The construction of St. John's Church was the result of the residents of Powell River pooling their resources together to build a nondenominational place of worship.
The Powell River Company had a policy of keeping itself removed from the community's religious activities. Nevertheless, they made a substantial donation in order to have the church completed.
St. John's was built in 1913 in a traditional Gothic Revival style. Added to the facade of the church are "craftsman brackets", these being the significant feature of most Powell River homes of the time. St. John's was the only nonresidential structure to incorporate their use. The brackets can be seen particularly clearly in this early photograph. There are a total of six brackets, three appearing to support each of the two eaves.
A unique feature of the architecture of St. John's is the inlaid wood arch above the entrance doors. The style is of Moorish origin, usually found in Moslem mosques.
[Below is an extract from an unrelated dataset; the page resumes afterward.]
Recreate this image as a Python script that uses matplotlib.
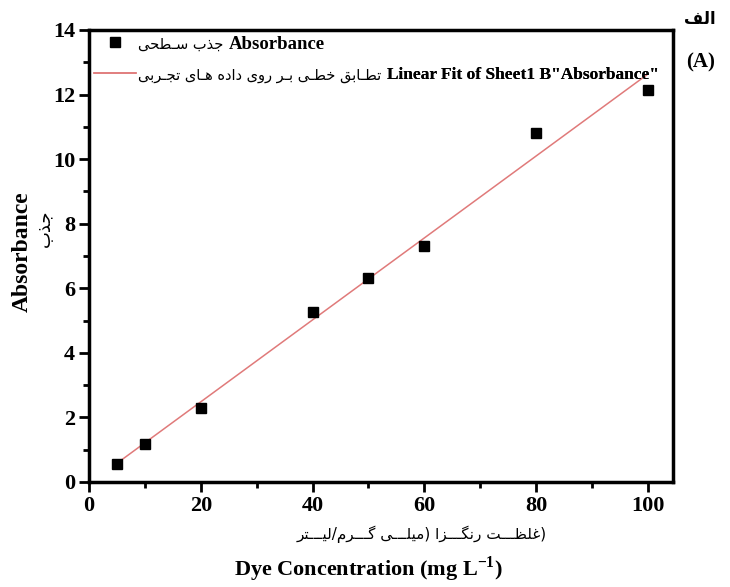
import matplotlib
matplotlib.use("Agg")
import matplotlib.pyplot as plt
import numpy as np
from matplotlib.ticker import MultipleLocator

# Dye concentration vs absorbance, with linear fit

conc = [5, 10, 20, 40, 50, 60, 80, 100]
absorb = [0.55, 1.18, 2.30, 5.26, 6.33, 7.30, 10.80, 12.15]

# Persian presentation forms: isolated, final, initial, medial
FORMS = {
    'ا': ('\uFE8D', '\uFE8E'),
    'ب': ('\uFE8F', '\uFE90', '\uFE91', '\uFE92'),
    'ت': ('\uFE95', '\uFE96', '\uFE97', '\uFE98'),
    'ج': ('\uFE9D', '\uFE9E', '\uFE9F', '\uFEA0'),
    'ح': ('\uFEA1', '\uFEA2', '\uFEA3', '\uFEA4'),
    'خ': ('\uFEA5', '\uFEA6', '\uFEA7', '\uFEA8'),
    'د': ('\uFEA9', '\uFEAA'),
    'ذ': ('\uFEAB', '\uFEAC'),
    'ر': ('\uFEAD', '\uFEAE'),
    'ز': ('\uFEAF', '\uFEB0'),
    'س': ('\uFEB1', '\uFEB2', '\uFEB3', '\uFEB4'),
    'ط': ('\uFEC1', '\uFEC2', '\uFEC3', '\uFEC4'),
    'ظ': ('\uFEC5', '\uFEC6', '\uFEC7', '\uFEC8'),
    'غ': ('\uFECD', '\uFECE', '\uFECF', '\uFED0'),
    'ف': ('\uFED1', '\uFED2', '\uFED3', '\uFED4'),
    'ق': ('\uFED5', '\uFED6', '\uFED7', '\uFED8'),
    'ل': ('\uFEDD', '\uFEDE', '\uFEDF', '\uFEE0'),
    'م': ('\uFEE1', '\uFEE2', '\uFEE3', '\uFEE4'),
    'ن': ('\uFEE5', '\uFEE6', '\uFEE7', '\uFEE8'),
    'ه': ('\uFEE9', '\uFEEA', '\uFEEB', '\uFEEC'),
    'و': ('\uFEED', '\uFEEE'),
    'ی': ('\uFBFC', '\uFBFD', '\uFBFE', '\uFBFF'),
    'گ': ('\uFB92', '\uFB93', '\uFB94', '\uFB95'),
    'ـ': ('\u0640',) * 4,
}


def shape(s):
    out = []
    for i, c in enumerate(s):
        if c not in FORMS:
            out.append(c)
            continue
        f = FORMS[c]
        prev = s[i - 1] if i > 0 else ''
        nxt = s[i + 1] if i + 1 < len(s) else ''
        jp = prev in FORMS and len(FORMS[prev]) == 4
        jn = len(f) == 4 and nxt in FORMS
        if jp and jn:
            out.append(f[3])
        elif jp:
            out.append(f[1])
        elif jn:
            out.append(f[2])
        else:
            out.append(f[0])
    return ''.join(out)


def rtl(s):
    v = shape(s)[::-1]
    return v.translate(str.maketrans('()', ')('))


fa_points = rtl('جذب سـطحی')
fa_fit = rtl('تطـابق خطـی بـر روی داده هـای تجـربی')
fa_xlabel = rtl('(غلظـــت رنگـــزا (میلـــی گـــرم/لیـــتر')
fa_ylabel = rtl('جذب')
fa_panel = rtl('الف')
en_labels = ['Absorbance', 'Linear Fit of Sheet1 B"Absorbance"']
fa_labels = [fa_points, fa_fit]

plt.rcParams['mathtext.fontset'] = 'custom'
plt.rcParams['mathtext.rm'] = 'Liberation Serif'
plt.rcParams['mathtext.bf'] = 'Liberation Serif:bold'

fs_leg = [13.5, 12.5]
fs_fa = [10.5, 10.5]

fig = plt.figure(figsize=(7.30, 5.87), dpi=100)
ax = fig.add_axes([0.1219, 0.1789, 0.8, 0.77])
r = fig.canvas.get_renderer()


def text_width(s, **kw):
    t = fig.text(0, 0, s, **kw)
    w = t.get_window_extent(r).width
    t.remove()
    return w


# gap between handle and English text leaves room for the Persian part
pads = [(text_width(fa, family='DejaVu Sans', size=fsf) + 8) / (fsl * fig.dpi / 72)
        for fa, fsf, fsl in zip(fa_labels, fs_fa, fs_leg)]

slope, icpt = np.polyfit(conc, absorb, 1)
xf = np.array([min(conc), max(conc)])

h_pts, = ax.plot(conc, absorb, 's', color='black', ms=7.5, zorder=3)
h_fit, = ax.plot(xf, slope * xf + icpt, color='#e07a7a', lw=1.1)

ax.set_xlim(0, 104.5)
ax.set_ylim(0, 14)
ax.xaxis.set_major_locator(MultipleLocator(20))
ax.xaxis.set_minor_locator(MultipleLocator(10))
ax.yaxis.set_major_locator(MultipleLocator(2))
ax.yaxis.set_minor_locator(MultipleLocator(1))
ax.tick_params(which='major', direction='out', length=7, width=2, pad=3)
ax.tick_params(which='minor', direction='out', length=4, width=2)
for lab in ax.get_xticklabels() + ax.get_yticklabels():
    lab.set_fontfamily('Liberation Serif')
    lab.set_fontweight('bold')
    lab.set_fontsize(16)
for sp_ in ax.spines.values():
    sp_.set_linewidth(2.5)

row_top = [1.0, 0.929]
hlen = [2.2, 2.4]
legs = []
for i, (h, en) in enumerate(zip([h_pts, h_fit], en_labels)):
    leg = ax.legend([h], [en], loc='upper left',
                    bbox_to_anchor=(0, row_top[i]), frameon=False,
                    borderaxespad=0.0, borderpad=0.3, handlelength=hlen[i],
                    handletextpad=pads[i],
                    prop={'family': 'Liberation Serif', 'weight': 'bold',
                          'size': fs_leg[i]})
    ax.add_artist(leg)
    legs.append(leg)

for leg, fa, fsf in zip(legs, fa_labels, fs_fa):
    ax.annotate(fa, xy=(0, 0.5), xycoords=leg.get_texts()[0],
                xytext=(-4, 0), textcoords='offset points',
                ha='right', va='center', family='DejaVu Sans', size=fsf,
                annotation_clip=False)

fig.text(0.030, 0.572, 'Absorbance', rotation=90, ha='center', va='center',
         family='Liberation Serif', weight='bold', fontsize=17)
fig.text(0.062, 0.612, fa_ylabel, rotation=90, ha='center', va='center',
         family='DejaVu Sans', fontsize=13)
fig.text(0.578, 0.089, fa_xlabel, ha='center', va='center',
         family='DejaVu Sans', fontsize=11)
fig.text(0.505, 0.030, r'Dye Concentration (mg L$^{\mathbf{-1}}$)',
         ha='center', va='center', family='Liberation Serif', weight='bold',
         fontsize=16)
fig.text(0.959, 0.968, fa_panel, ha='center', va='center',
         family='DejaVu Sans', weight='bold', fontsize=12)
fig.text(0.959, 0.894, '(A)', ha='center', va='center',
         family='Liberation Serif', weight='bold', fontsize=15)

fig.canvas.draw()
fig.savefig('out.png', dpi=100)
Uncertain as to the reason for the choice of entrance, we do know that the effect of the design is to give an open, expansive, light and airy feel.
As the church catered to a number of denominations it may have chosen this feature as the best way to make everyone feel that St. John's was their own place of worship regardless of denomination. Having remained a multi-sectarian church since 1911, St. John's resisted joining the fledgling United Church of Canada movement of 1924 as it had always acted under similar precepts. In 1951, however, it did join and was renamed St. John's United Church.